We use three different characters that are outside the standard US ASCII in the Danish character set ("æøå" and the capital "ÆØÅ") but the problem only seems to affect "å" and "Å" - the two others alone or in combination works fine. My hunch is that "å" and "Å" may translate into something entirely different in ASCII that throws things off track when gsutil is allowed to handle the directory naming on its own based on the name of the root folder (doing a multiple level recursion) but works when the user specifies the escaped name of the root folder.
This may be a python issue rather than a gsutil issue, but I am in no way qualified to identify this since I have very close to zero knowledge of programming outside a bit of hodgepodge shell scripts.
We got a trouble with gsutil into ubuntu wsl version windows 10.
The command gsutil work perfectly into the shell but not working when is included into a shell script:
gsutil -m ls -lr gs://project.appspot.com/
Error:
commandexception: "ls" command does not support "file://" urls. did you mean to use a gs:// url?
A workaround cloud be by calling directly the script /usr/lib/google-cloud-sdk/platform/gsutil/gsutil and not calling the link /usr/bin/gsutil:
/usr/lib/google-cloud-sdk/platform/gsutil/gsutil -m ls -lr gs://project.appspot.com/
I don't know why but it's working.
Thank Marion to provide us a such uncommon bug :-)
I know this here is a old error, but nevertheless I had a similar issue as described above.
CommandException: "ls" command does not support "file://" URLs. Did you mean to use a gs:// URL?
Using gsutil from scala code.
import sys.process._
object Main {
def main(args: Array[String]): Unit = {
val clients = s"gsutil ls gs://<bucket name>".!!

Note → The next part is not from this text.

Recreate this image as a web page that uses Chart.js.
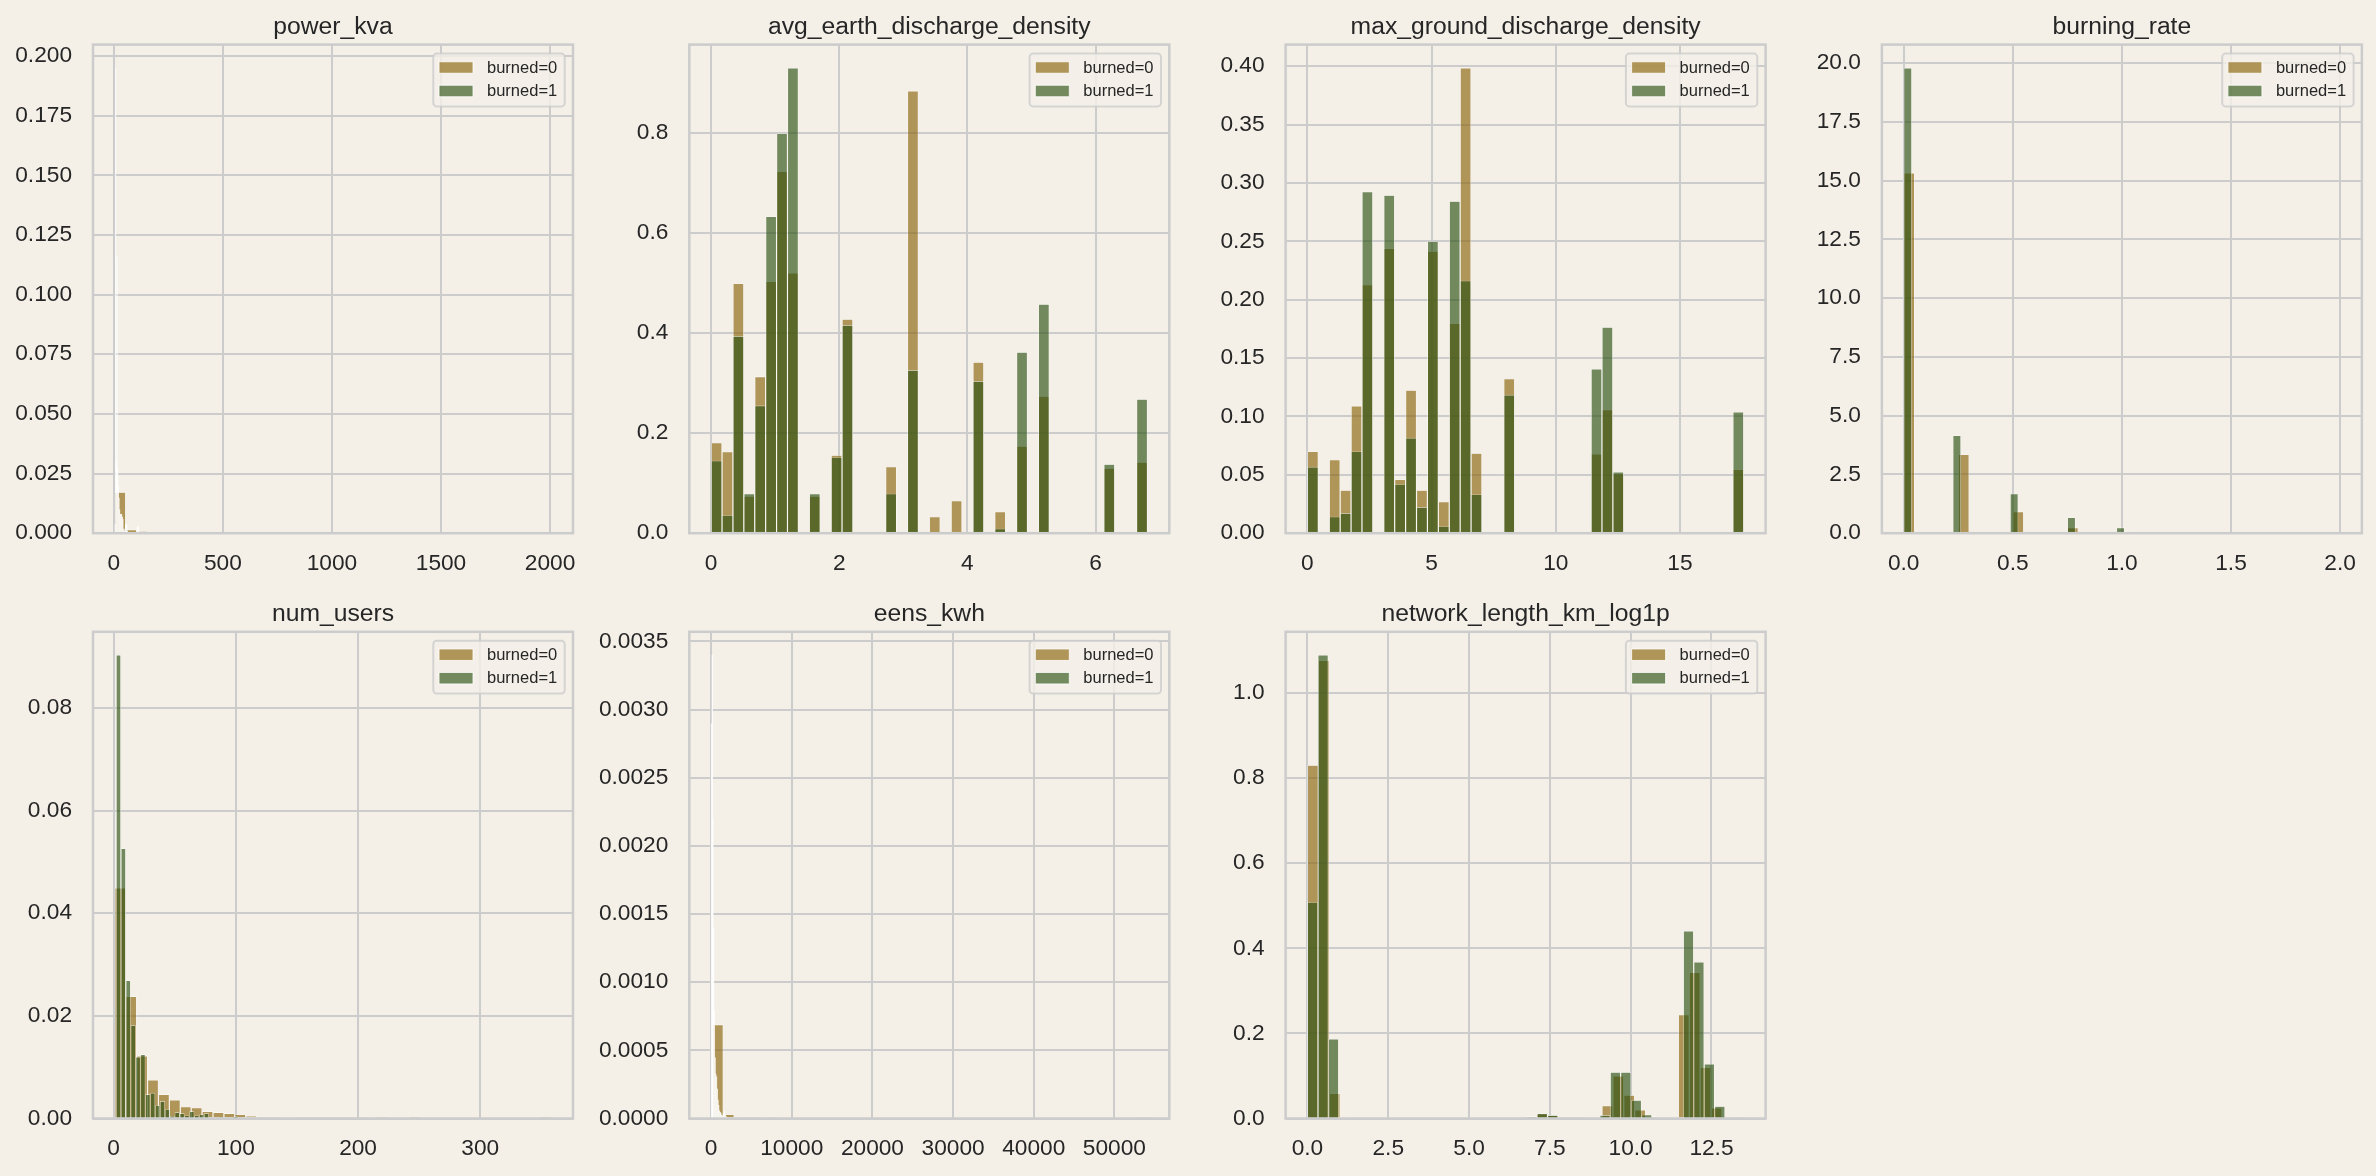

val beforeDate: String = "date +%Y-%m-%d -d '-8 days'".!!
val clientList = clients.split("\n").map(f => f.split('/').apply(1)).toList
for (x <- clientList) {
val countImg = (s"gsutil -m ls gs://<bucket name>/$x/${beforeDate.stripLineEnd}" #| "wc -l").!!
println(countImg)
}
}
}
So what I found was that there was a LineEnd character on the beforeDate, when I striped that the error went away. So the error occurs when there is a "special" character in the gs://... path. So be sure to strip variables for any "special" characters.
And all this happened just because I was to lazy to use java.time.LocalDate to generate the beforeDate variable. Hope this here will help others that encounter the same error.